Necromancer’s Legacy – Bigger, Better & Darker.

The Compleat Librum ov Gar’Udok’s Necromantic Artes is the necromantic masterpiece of M. Jason Parent, co-owner of E.N. Publishing. Originally released in PDF in February of 2002, this dark tome was nominated for one ENnie (best rules supplement – up against an illustrious collection of others including Bastion Press’ Alchemy & Herbalism, FFG’s DragonStar core book, WotC’s Manual of the Planes, and Green Ronin’s Shaman’s Handbook), and received honourable mention for another. This masterpiece of evil was expanded upon and released in print as Necromancer’s Legacy later that year by Mystic Eye Games in partnership with Ambient Inc.

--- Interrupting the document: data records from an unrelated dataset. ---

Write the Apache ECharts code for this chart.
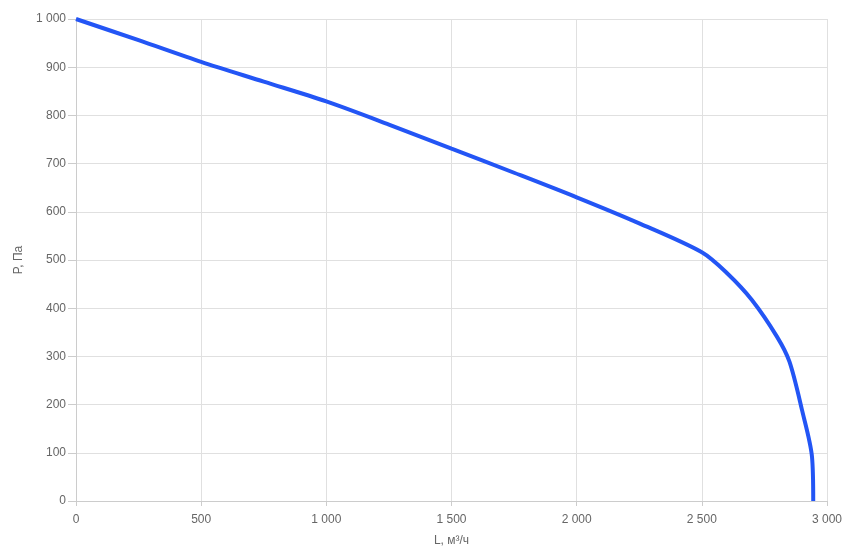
<!DOCTYPE html>
<html><head><meta charset="utf-8">
<script src="https://cdn.jsdelivr.net/npm/echarts@6/dist/echarts.min.js"></script>
<style>html,body{margin:0;padding:0;background:#fff}#c{width:862px;height:552px}</style>
</head><body><div id="c"></div>
<script>
const flowL = [0, 250, 500, 750, 1000, 1250, 1500, 1750, 2000, 2250, 2500, 2600, 2700, 2800, 2850, 2900, 2940, 2945];
const pressureP = [1000, 956, 911, 870, 829, 781, 731, 681, 630, 576, 516, 473, 417, 341, 289, 189, 92, 0];
const xName = 'L, м³/ч';
const yName = 'P, Па';

function fmt(v){ return String(v).replace(/\B(?=(\d{3})+(?!\d))/g, ' '); }
const FONT = 'Arial, "Liberation Sans", sans-serif';

const chart = echarts.init(document.getElementById('c'), null, {renderer:'canvas'});
chart.setOption({
  animation:false,
  grid:{left:76, right:35, top:19, bottom:51},
  xAxis:{
    type:'value', min:0, max:3000, interval:500,
    name:xName, nameLocation:'middle', nameGap:34,
    nameTextStyle:{color:'#666', fontSize:12, fontFamily:FONT},
    axisLine:{show:true, lineStyle:{color:'#ccc'}},
    axisTick:{show:true, length:5, lineStyle:{color:'#ccc'}},
    axisLabel:{color:'#666', fontSize:12, margin:13, formatter:fmt, fontFamily:FONT},
    splitLine:{show:true, lineStyle:{color:'#e0e0e0'}}
  },
  yAxis:{
    type:'value', min:0, max:1000, interval:100,
    name:yName, nameLocation:'middle', nameGap:48, nameRotate:90,
    nameTextStyle:{color:'#666', fontSize:12, fontFamily:FONT},
    axisLine:{show:true, lineStyle:{color:'#ccc'}},
    axisTick:{show:true, length:8, lineStyle:{color:'#ccc'}},
    axisLabel:{color:'#666', fontSize:12, margin:10, formatter:fmt, fontFamily:FONT},
    splitLine:{show:true, lineStyle:{color:'#e0e0e0'}}
  },
  series:[{
    type:'line',
    data: flowL.map((x,i)=>[x, pressureP[i]]),
    smooth:0.3,
    showSymbol:false,
    lineStyle:{color:'#2355f5', width:4},
    itemStyle:{color:'#2355f5'}
  }]
});
</script></body></html>
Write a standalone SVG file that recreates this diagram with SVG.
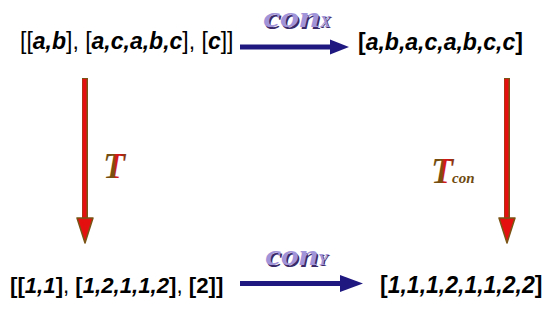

But the legacy of the dark necromancer has not truly been uncovered yet. Even now, the core material of the Necromancer’s Legacy is being revised and updated to the current edition rules, and new secrets are being unearthed and added. Whispers of fell arcanists casting magics using the entrails of fallen foes now circulate around the campfires. Tales are told of giant forges brought back from the island nations and used to forge the very souls of enemies and innocents into horrific magical devices. And even now, the blood of the undead seems to flow within the veins of northlanders, with many exhibiting strange affinities and links to fell beasts such as ghouls and vampires.

The first expansion to the material in the Necromancer’s Legacy is now available at RPGnow – The Dark Art of Visceromancy tells of the magical secrets of vile Kuresh, one of Gar’Udok’s trusted necromancers & priests. Other products are coming during 2005, with a full selection of necromantic paragon classes and bloodlines as the next product on the block, followed by an exploration of the crafts of the soul forges – huge smithies of ancient manufacture that are used to beat living souls into magical items, along with the recipes of many of the fell products of this process.


----------